Não estou defendendo nenhum tipo de agressão aqui. Acho triste qualquer pessoa ser agredida, independente da idade. Há tipos de agressões que nos passam despercebidas. As piores humilhações não são barulhentas, não incomodam os vizinhos. Vão trucidando a alma, sem alarde.
O tapa que deixa a marca da sua mão ou do chinelo vermelha na bunda com o tempo passa. Há um leque infinito de formas de torturar sem encostar um único dedo na pessoa. Um sofrimento que escurece a alma. O que é pior?

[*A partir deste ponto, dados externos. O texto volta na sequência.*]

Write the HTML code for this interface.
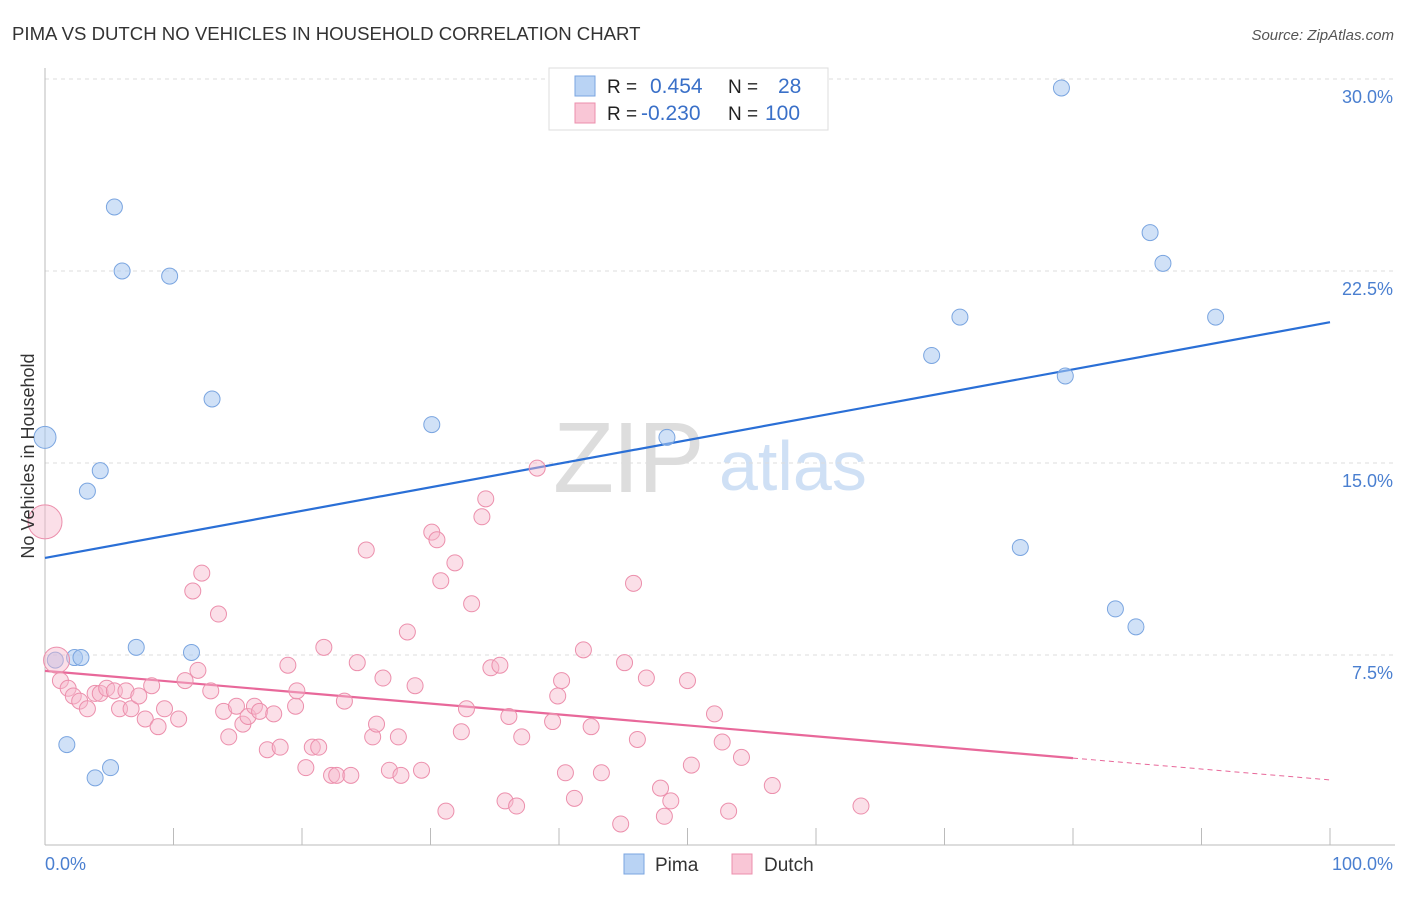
<!DOCTYPE html>
<html><head><meta charset="utf-8"><style>
body{margin:0;background:#fff;font-family:"Liberation Sans",sans-serif}
svg text{font-family:"Liberation Sans",sans-serif}
</style></head><body>
<svg id="c" width="1406" height="892" xmlns="http://www.w3.org/2000/svg">
<text x="12" y="40" font-size="18.6" fill="#333">PIMA VS DUTCH NO VEHICLES IN HOUSEHOLD CORRELATION CHART</text>
<text x="1394" y="40" font-size="15" fill="#555" font-style="italic" text-anchor="end">Source: ZipAtlas.com</text>
<g>
<text x="553" y="492" font-size="100" font-family="Liberation Serif,serif" fill="#ddd" letter-spacing="-2">ZIP</text>
<text x="719" y="490" font-size="70" fill="#cfe0f5">atlas</text>
</g>
<g id="grid"></g>
<g id="axes"></g>
<g id="lines"></g>
<g id="pts"></g>
<text transform="translate(34,456) rotate(-90)" font-size="18" fill="#333" text-anchor="middle">No Vehicles in Household</text>
<text x="45" y="870" font-size="18" fill="#4a7fd0">0.0%</text>
<text x="1393" y="870" font-size="18" fill="#4a7fd0" text-anchor="end">100.0%</text>
<g>
<rect x="549" y="68" width="279" height="62" fill="#fff" stroke="#ddd"/>
<rect x="575" y="76" width="20" height="20" fill="#b9d3f4" stroke="#7aa5e0"/>
<rect x="575" y="103" width="20" height="20" fill="#f9c6d6" stroke="#ec8fac"/>
<text x="607" y="93" font-size="19" fill="#222">R =</text>
<text x="650" y="93" font-size="21" fill="#3a70c8">0.454</text>
<text x="728" y="93" font-size="19" fill="#222">N =</text>
<text x="778" y="93" font-size="21" fill="#3a70c8">28</text>
<text x="607" y="120" font-size="19" fill="#222">R =</text>
<text x="641" y="120" font-size="21" fill="#3a70c8">-0.230</text>
<text x="728" y="120" font-size="19" fill="#222">N =</text>
<text x="765" y="120" font-size="21" fill="#3a70c8">100</text>
</g>
<g>
<rect x="624" y="854" width="20" height="20" fill="#b9d3f4" stroke="#7aa5e0"/>
<text x="655" y="871" font-size="19" fill="#333">Pima</text>
<rect x="732" y="854" width="20" height="20" fill="#f9c6d6" stroke="#ec8fac"/>
<text x="764" y="871" font-size="19" fill="#333">Dutch</text>
</g>
</svg>
<script>
const yTicks=[7.5,15,22.5,30];
const yTickLabels=["7.5%","15.0%","22.5%","30.0%"];
const pimaX=[0,5.4,6.0,9.7,13.0,4.3,3.3,30.1,48.4,79.1,86.0,87.0,91.1,71.2,69.0,79.4,75.9,83.3,84.9,7.1,11.4,0.8,2.3,2.8,1.7,5.1,3.9];
const pimaY=[16.0,25.0,22.5,22.3,17.5,14.7,13.9,16.5,16.0,29.65,24.0,22.8,20.7,20.7,19.2,18.4,11.7,9.3,8.6,7.8,7.6,7.3,7.4,7.4,4.0,3.1,2.7];
const dutchX=[0,0.9,1.2,1.8,2.2,2.7,3.3,3.9,4.3,4.8,5.4,5.8,6.3,6.7,7.3,7.8,8.3,8.8,9.3,10.4,10.9,11.5,11.9,12.2,12.9,13.5,13.9,14.3,14.9,15.4,15.8,16.3,16.7,17.3,17.8,18.3,18.9,19.5,19.6,20.3,20.8,21.3,21.7,22.3,22.7,23.3,23.8,24.3,25.0,25.5,25.8,26.3,26.8,27.5,27.7,28.2,28.8,29.3,30.1,30.5,30.8,31.2,31.9,32.4,32.8,33.2,34.0,34.3,34.7,35.4,35.8,36.1,36.7,37.1,38.3,39.5,39.9,40.2,40.5,41.2,41.9,42.5,43.3,44.8,45.1,45.8,46.1,46.8,47.9,48.2,48.7,50.0,50.3,52.1,52.7,53.2,54.2,56.6,63.5];
const dutchY=[12.7,7.3,6.5,6.2,5.9,5.7,5.4,6.0,6.0,6.2,6.1,5.4,6.1,5.4,5.9,5.0,6.3,4.7,5.4,5.0,6.5,10.0,6.9,10.7,6.1,9.1,5.3,4.3,5.5,4.8,5.1,5.5,5.3,3.8,5.2,3.9,7.1,5.5,6.1,3.1,3.9,3.9,7.8,2.8,2.8,5.7,2.8,7.2,11.6,4.3,4.8,6.6,3.0,4.3,2.8,8.4,6.3,3.0,12.3,12.0,10.4,1.4,11.1,4.5,5.4,9.5,12.9,13.6,7.0,7.1,1.8,5.1,1.6,4.3,14.8,4.9,5.9,6.5,2.9,1.9,7.7,4.7,2.9,0.9,7.2,10.3,4.2,6.6,2.3,1.2,1.8,6.5,3.2,5.2,4.1,1.4,3.5,2.4,1.6];
const pimaTrend=[11.29,20.5];
const dutchTrend=[6.88,2.62];
const dutchSolidEnd=80;
const X=v=>45+v*12.85, Y=v=>847-v*25.6;
const NS="http://www.w3.org/2000/svg";
function mk(p,t,a){const e=document.createElementNS(NS,t);for(const k in a)e.setAttribute(k,a[k]);document.getElementById(p).appendChild(e);return e;}
yTicks.forEach((t,i)=>{
 const g=mk('grid','line',{x1:45,x2:1395,y1:Y(t),y2:Y(t),stroke:'#ddd','stroke-dasharray':'4,4'});
 
 
 const l=mk('grid','text',{x:1393,y:Y(t)+24,'font-size':18,fill:'#4a7fd0','text-anchor':'end'});
 l.textContent=yTickLabels[i];
 
 
});
const ax=mk('axes','line',{x1:45,x2:45,y1:68,y2:845,stroke:'#bbb'});


const bx=mk('axes','line',{x1:45,x2:1395,y1:845,y2:845,stroke:'#bbb'});


for(let k=0;k<=10;k++){const t=mk('axes','line',{x1:X(k*10),x2:X(k*10),y1:828,y2:845,stroke:'#bbb'});
 
 }
pimaX.forEach((x,i)=>{const c=mk('pts','circle',{cx:X(x),cy:Y(pimaY[i]),r:i==0?11:8,fill:'rgba(169,200,240,0.55)',stroke:'#7aa5e0','stroke-width':1});
 
 });
dutchX.forEach((x,i)=>{const c=mk('pts','circle',{cx:X(x),cy:Y(dutchY[i]),r:i==0?17:(i==1?13:8),fill:'rgba(246,184,204,0.45)',stroke:'#ec8fac','stroke-width':1});
 
 });
const bl=mk('lines','line',{x1:X(0),y1:Y(pimaTrend[0]),x2:X(100),y2:Y(pimaTrend[1]),stroke:'#2a6fd6','stroke-width':2.2});


const dm=dutchTrend[0]+(dutchTrend[1]-dutchTrend[0])*dutchSolidEnd/100;
const pl=mk('lines','line',{x1:X(0),y1:Y(dutchTrend[0]),x2:X(dutchSolidEnd),y2:Y(dm),stroke:'#e8689a','stroke-width':2.2});


const pd=mk('lines','line',{x1:X(dutchSolidEnd),y1:Y(dm),x2:X(100),y2:Y(dutchTrend[1]),stroke:'#e8689a','stroke-width':1,'stroke-dasharray':'5,4'});


</script>
</body></html>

O ideal é ser feliz o tempo todo? Ótimo. Mas, pelo menos aqui em casa, essa família margarina não existe, não. Somos quatro. Cada um com suas ideias, desejos, dificuldades e mau humor. Todo mundo tem seu dia de ovo virado. Lidamos com o possível. E tem horas que até o possível é bem complicado.
Uma mãe descontrolada gritando, dando um tapa, não é uma cena agradável de se presenciar. Mas pode estar ali uma mãe presente e afetiva, sim. As aparências enganam. Lembram que família feliz e equilibrada era a da Isabela Nardoni passeando no mercado, pouco antes do seu assassinato?
Há casos graves. Infelizmente, muitas vezes, os mais discretos e silenciosos. Não sou a favor de tapa. Mas temo por uma lei que deixa a criança como intocável. Acho muito perigosa essa fiscalização na casa alheia que essa lei pode autoriza e desperta. No geral, o que me dá o direito de tentar botar ordem na casa dos outros?
Não se trata de apologia ao tapa, de jeito nenhum. Mas, tirando os casos extremos, ainda sou da opinião que cada família tem o seu jeito, a sua organização própria, a sua forma de trocar afeto e cada um é que sabe como botar ordem no seu galinheiro.